La situation de Léon à Rome devait être à la fin du pontificat de Xyste exceptionnelle, pour qu’il ait été envoyé dans les Gaules, en 440, en vue de mettre fin au conflit du patrice Aèce et du préfet du prétoire Albinus. Prosper, an. 441, ibid., col. 599.
Léon était en Gaule pour cette mission politique, qui ne pouvait pas ne pas lui avoir été confiée par la cour de Ravenne, lorsque le pape Xyste III mourut (19 août 440).
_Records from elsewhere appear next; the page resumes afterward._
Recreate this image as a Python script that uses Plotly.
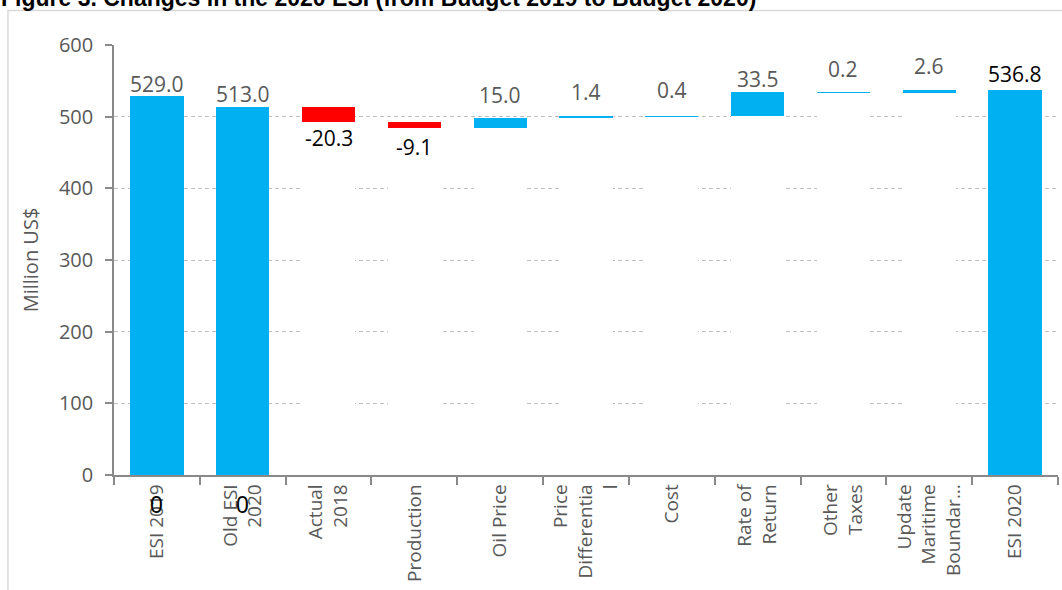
import plotly.graph_objects as go

# ---------------- data ----------------
categories = ["ESI 2019", "Old ESI 2020", "Actual 2018", "Production", "Oil Price",
              "Price Differential", "Cost", "Rate of Return", "Other Taxes",
              "Update Maritime Boundary", "ESI 2020"]
tick_labels = ["ESI 2019", "Old ESI<br>2020", "Actual<br>2018", "Production", "Oil Price",
               "Price<br>Differentia<br>l", "Cost", "Rate of<br>Return", "Other<br>Taxes",
               "Update<br>Maritime<br>Boundar…", "ESI 2020"]
values = [529.0, 513.0, -20.3, -9.1, 15.0, 1.4, 0.4, 33.5, 0.2, 2.6, 536.8]
kinds = ["total", "total", "delta", "delta", "delta", "delta", "delta", "delta",
         "delta", "delta", "total"]
label_texts = ["529.0", "513.0", "-20.3", "-9.1", "15.0", "1.4", "0.4", "33.5", "0.2", "2.6", "536.8"]
zero_label_cats = ["ESI 2019", "Old ESI 2020"]
zero_label_texts = ["0", "0"]
title_text = "Figure 3. Changes in the 2020 ESI (from Budget 2019 to Budget 2020)"
y_title = "Million US$"

# ---------------- styles ----------------
BLUE = "#00B0F0"
RED = "#FF0000"
GRAY_TXT = "#595959"
label_colors = [GRAY_TXT, GRAY_TXT, "#000000", "#000000", GRAY_TXT, GRAY_TXT, GRAY_TXT,
                GRAY_TXT, GRAY_TXT, GRAY_TXT, "#000000"]
# pixel offsets of labels from bar end (style only)
label_shift = [-4, -3, 0, -3, 7, 9, 10, -3, 7, 8, 0]

W, H = 1062, 590
L, R, T, B = 113.6, 4, 44.5, 115
PW, PH = W - L - R, H - T - B


def px2x(px):
    return (px - L) / PW


def py2y(py):
    return (H - B - py) / PH


# waterfall geometry computed from values
bases, heights, colors = [], [], []
running = 0.0
for v, k in zip(values, kinds):
    if k == "total":
        bases.append(0.0)
        heights.append(v)
        running = v
    else:
        new = running + v
        bases.append(min(running, new))
        heights.append(abs(v))
        running = new
    colors.append(BLUE if v >= 0 else RED)

fig = go.Figure()
fig.add_trace(go.Bar(x=categories, y=bases, marker=dict(color="white", line=dict(width=0)),
                     hoverinfo="skip", showlegend=False))
fig.add_trace(go.Bar(x=categories, y=heights, marker=dict(color=colors, line=dict(width=0)),
                     showlegend=False))

annotations = []
for c, v, b, h, t, col, s in zip(categories, values, bases, heights, label_texts,
                                  label_colors, label_shift):
    if v >= 0:
        annotations.append(dict(x=c, y=b + h, xref="x", yref="y", text=t, showarrow=False,
                                yanchor="bottom", yshift=s,
                                font=dict(family="Open Sans", size=21, color=col)))
    else:
        annotations.append(dict(x=c, y=b, xref="x", yref="y", text=t, showarrow=False,
                                yanchor="top", yshift=s,
                                font=dict(family="Open Sans", size=21, color=col)))

for c, t in zip(zero_label_cats, zero_label_texts):
    annotations.append(dict(x=c, y=0, xref="x", yref="y", text=t, showarrow=False,
                            yanchor="middle", yshift=-30,
                            font=dict(family="Liberation Sans", size=23, color="#000000")))

annotations.append(dict(x=px2x(-1), y=py2y(12.5), xref="paper", yref="paper",
                        text="<b>" + title_text + "</b>",
                        showarrow=False, xanchor="left", yanchor="bottom",
                        font=dict(family="Liberation Sans", size=23, color="#000000")))

fig.update_layout(
    width=W, height=H,
    margin=dict(l=L, r=R, t=T, b=B, pad=0),
    paper_bgcolor="white", plot_bgcolor="white",
    barmode="stack", bargap=0.38,
    annotations=annotations,
    shapes=[dict(type="rect", xref="paper", yref="paper",
                 x0=px2x(7.5), x1=px2x(1080), y0=py2y(10), y1=py2y(620),
                 line=dict(color="#D9D9D9", width=1.5), fillcolor="rgba(0,0,0,0)")],
    font=dict(family="Open Sans", color=GRAY_TXT),
)

fig.update_yaxes(range=[0, 600], dtick=100, tick0=0,
                 showgrid=True, gridcolor="#BFBFBF", gridwidth=1, griddash="4px,3px",
                 zeroline=False, showline=True, linecolor="#898989", linewidth=1.5,
                 ticks="outside", ticklen=7, tickcolor="#898989", tickwidth=1.5,
                 ticklabelstandoff=8,
                 tickfont=dict(family="Open Sans", size=20, color=GRAY_TXT),
                 title=dict(text=y_title, standoff=15,
                            font=dict(family="Open Sans", size=20, color=GRAY_TXT)))
fig.update_xaxes(tickmode="array", tickvals=categories, ticktext=tick_labels,
                 tickangle=-90, tickson="boundaries", ticks="outside", ticklen=8,
                 tickcolor="#898989", tickwidth=1.5,
                 showline=True, linecolor="#898989", linewidth=1.5, showgrid=False,
                 tickfont=dict(family="Open Sans", size=19, color=GRAY_TXT))

fig.write_html("out.html", config={"displayModeBar": False},
               post_script="document.body.style.margin='0px';document.body.style.overflow='hidden';")
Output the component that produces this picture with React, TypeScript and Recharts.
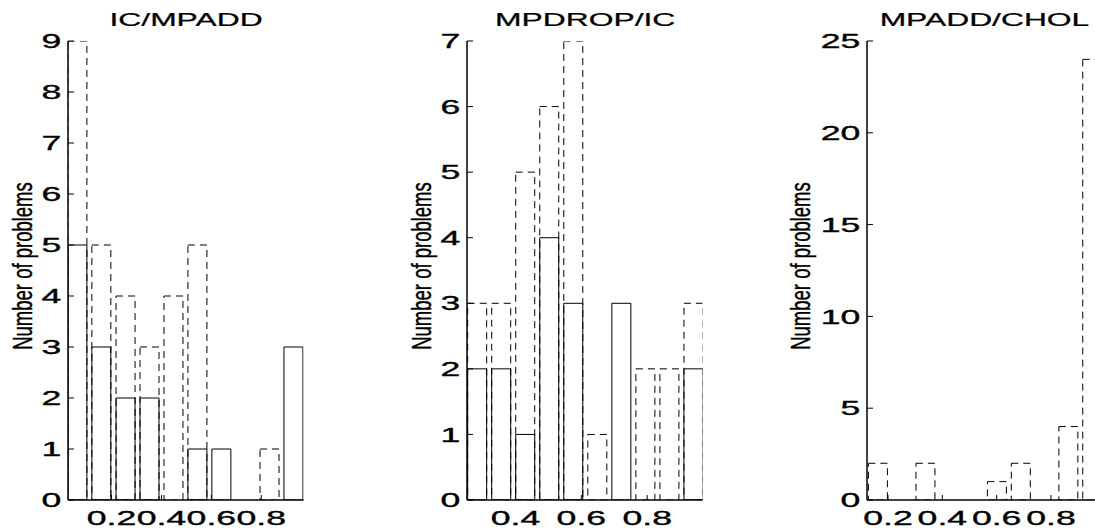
import React from 'react';
import { ComposedChart, Bar, XAxis, YAxis } from 'recharts';

const FONT = '"Liberation Sans", Arial, Helvetica, sans-serif';

const titles = ['IC/MPADD', 'MPDROP/IC', 'MPADD/CHOL'];
const yLabel = 'Number of problems';

// Panel 1: IC/MPADD
const centersA = [0.065, 0.161, 0.258, 0.354, 0.45, 0.546, 0.642, 0.738, 0.835, 0.931];
const solidA = [5, 3, 2, 2, 0, 1, 1, 0, 0, 3];
const dashedA = [9, 5, 4, 3, 4, 5, 0, 0, 1, 0];
const xDomainA: [number, number] = [0.0254, 0.9693];
const xTicksA = [0.2, 0.4, 0.6, 0.8];
const yDomainA: [number, number] = [0, 9];
const yTicksA = [0, 1, 2, 3, 4, 5, 6, 7, 8, 9];

// Panel 2: MPDROP/IC
const centersB = [0.282, 0.355, 0.428, 0.501, 0.574, 0.647, 0.72, 0.793, 0.866, 0.939];
const solidB = [2, 2, 1, 4, 3, 0, 3, 0, 0, 2];
const dashedB = [3, 3, 5, 6, 7, 1, 0, 2, 2, 3];
const xDomainB: [number, number] = [0.2526, 0.968];
const xTicksB = [0.4, 0.6, 0.8];
const yDomainB: [number, number] = [0, 7];
const yTicksB = [0, 1, 2, 3, 4, 5, 6, 7];

// Panel 3: MPADD/CHOL
const centersC = [0.164, 0.252, 0.339, 0.427, 0.515, 0.602, 0.69, 0.778, 0.865, 0.953];
const solidC = [0, 0, 0, 0, 0, 0, 0, 0, 0, 0];
const dashedC = [2, 0, 2, 0, 0, 1, 2, 0, 4, 24];
const xDomainC: [number, number] = [0.1227, 0.9895];
const xTicksC = [0.2, 0.4, 0.6, 0.8];
const yDomainC: [number, number] = [0, 25];
const yTicksC = [0, 5, 10, 15, 20, 25];

const PLOT_W = 235.5;
const Y_AXIS_W = 68;
const RIGHT_M = 6;
const TOP = 41;
const X_AXIS_H = 29;
const H = 529;

const TICK_FS = 20;
const TICK_SX = 1.78;

const LeftTick = (props: any) => {
  const { x, y, payload } = props;
  return (
    <g>
      <line x1={x} y1={y} x2={x + 6} y2={y} stroke="#000" strokeWidth={1} />
      <text
        transform={`translate(${x - 6.6},${y + 7.2}) scale(${TICK_SX},1)`}
        textAnchor="end"
        fontSize={TICK_FS}
        fontFamily={FONT}
        fill="#000"
        stroke="#000"
        strokeWidth={0.35}
      >
        {payload.value}
      </text>
    </g>
  );
};

const RightTick = (props: any) => {
  const { x, y } = props;
  return <line x1={x} y1={y} x2={x - 6} y2={y} stroke="#000" strokeWidth={1} />;
};

const BottomTick = (props: any) => {
  const { x, y, payload } = props;
  return (
    <g>
      <line x1={x} y1={y} x2={x} y2={y - 5} stroke="#000" strokeWidth={1} />
      <text
        transform={`translate(${x},${y + 24.5}) scale(${TICK_SX},1)`}
        textAnchor="middle"
        fontSize={TICK_FS}
        fontFamily={FONT}
        fill="#000"
        stroke="#000"
        strokeWidth={0.35}
      >
        {payload.value}
      </text>
    </g>
  );
};

const TopTick = (props: any) => {
  const { x, y } = props;
  return <line x1={x} y1={y} x2={x} y2={y + 5} stroke="#000" strokeWidth={1} />;
};

type PanelProps = {
  left: number;
  centers: number[];
  solid: number[];
  dashed: number[];
  xDomain: [number, number];
  xTicks: number[];
  yDomain: [number, number];
  yTicks: number[];
};

const axisLine = { stroke: '#000', strokeWidth: 1.5 };

function Panel({ left, centers, solid, dashed, xDomain, xTicks, yDomain, yTicks }: PanelProps) {
  const data = centers.map((x, i) => ({ x, solid: solid[i], dashed: dashed[i] }));
  return (
    <div style={{ position: 'absolute', left: left - Y_AXIS_W, top: 0 }}>
      <ComposedChart
        width={Y_AXIS_W + PLOT_W + RIGHT_M}
        height={H}
        data={data}
        margin={{ top: TOP, right: RIGHT_M, bottom: 0, left: 0 }}
      >
        <XAxis
          xAxisId="bottom"
          orientation="bottom"
          dataKey="x"
          type="number"
          domain={xDomain}
          allowDataOverflow
          ticks={xTicks}
          interval={0}
          height={X_AXIS_H}
          tickLine={false}
          tickSize={0}
          tickMargin={0}
          axisLine={axisLine}
          tick={<BottomTick />}
        />
        <XAxis
          xAxisId="top"
          orientation="top"
          dataKey="x"
          type="number"
          domain={xDomain}
          allowDataOverflow
          ticks={xTicks}
          interval={0}
          height={0}
          tickLine={false}
          tickSize={0}
          tickMargin={0}
          axisLine={axisLine}
          tick={<TopTick />}
        />
        <YAxis
          yAxisId="left"
          orientation="left"
          type="number"
          domain={yDomain}
          allowDataOverflow
          ticks={yTicks}
          interval={0}
          width={Y_AXIS_W}
          tickLine={false}
          tickSize={0}
          tickMargin={0}
          axisLine={axisLine}
          tick={<LeftTick />}
        />
        <YAxis
          yAxisId="right"
          orientation="right"
          type="number"
          domain={yDomain}
          allowDataOverflow
          ticks={yTicks}
          interval={0}
          width={0}
          tickLine={false}
          tickSize={0}
          tickMargin={0}
          axisLine={axisLine}
          tick={<RightTick />}
        />
        <Bar
          xAxisId="top"
          yAxisId="right"
          dataKey="dashed"
          barSize={19}
          fill="none"
          stroke="#000"
          strokeWidth={1}
          strokeDasharray="7 5"
          isAnimationActive={false}
        />
        <Bar
          xAxisId="bottom"
          yAxisId="left"
          dataKey="solid"
          barSize={19}
          fill="none"
          stroke="#000"
          strokeWidth={1}
          isAnimationActive={false}
        />
      </ComposedChart>
    </div>
  );
}

const panelLefts = [68.3, 467.4, 866.7];
const labelOffsets = [36, 36, 57];

export default function App() {
  return (
    <div
      style={{
        position: 'absolute',
        left: 0,
        top: 0,
        width: 1095,
        height: 529,
        overflow: 'hidden',
        background: '#fff',
      }}
    >
      <Panel left={panelLefts[0]} centers={centersA} solid={solidA} dashed={dashedA} xDomain={xDomainA} xTicks={xTicksA} yDomain={yDomainA} yTicks={yTicksA} />
      <Panel left={panelLefts[1]} centers={centersB} solid={solidB} dashed={dashedB} xDomain={xDomainB} xTicks={xTicksB} yDomain={yDomainB} yTicks={yTicksB} />
      <Panel left={panelLefts[2]} centers={centersC} solid={solidC} dashed={dashedC} xDomain={xDomainC} xTicks={xTicksC} yDomain={yDomainC} yTicks={yTicksC} />
      <svg
        width={1095}
        height={529}
        style={{ position: 'absolute', left: 0, top: 0, pointerEvents: 'none' }}
      >
        {panelLefts.map((l, i) => (
          <g key={i}>
            <text
              transform={`translate(${l + PLOT_W / 2},26) scale(1.71,1)`}
              textAnchor="middle"
              fontSize={18.6}
              fontFamily={FONT}
              fill="#000"
              stroke="#000"
              strokeWidth={0.25}
            >
              {titles[i]}
            </text>
            <text
              transform={`translate(${l - labelOffsets[i]},266) rotate(-90) scale(1,1.45)`}
              textAnchor="middle"
              fontSize={18.5}
              fontFamily={FONT}
              fill="#000"
              stroke="#000"
              strokeWidth={0.3}
            >
              {yLabel}
            </text>
          </g>
        ))}
      </svg>
    </div>
  );
}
L’Église de Rome ne crut pas pouvoir élire un meilleur évêque que le diacre Léon : il fut élu quoique absent, et consacré à son retour, le 29 septembre 440. La vacance du siège avait duré quarante jours, écrit Prosper, sans que rien eût troublé la paix ou la patience de l’Église romaine dans l’attente du jour où le diacre Léon, ramené par une légation qu’on lui avait envoyée, serait présenté à sa patrie en joie. Un pontificat s’ouvrait, qui allait durer vingt et un ans et être l’apogée de la papauté antique.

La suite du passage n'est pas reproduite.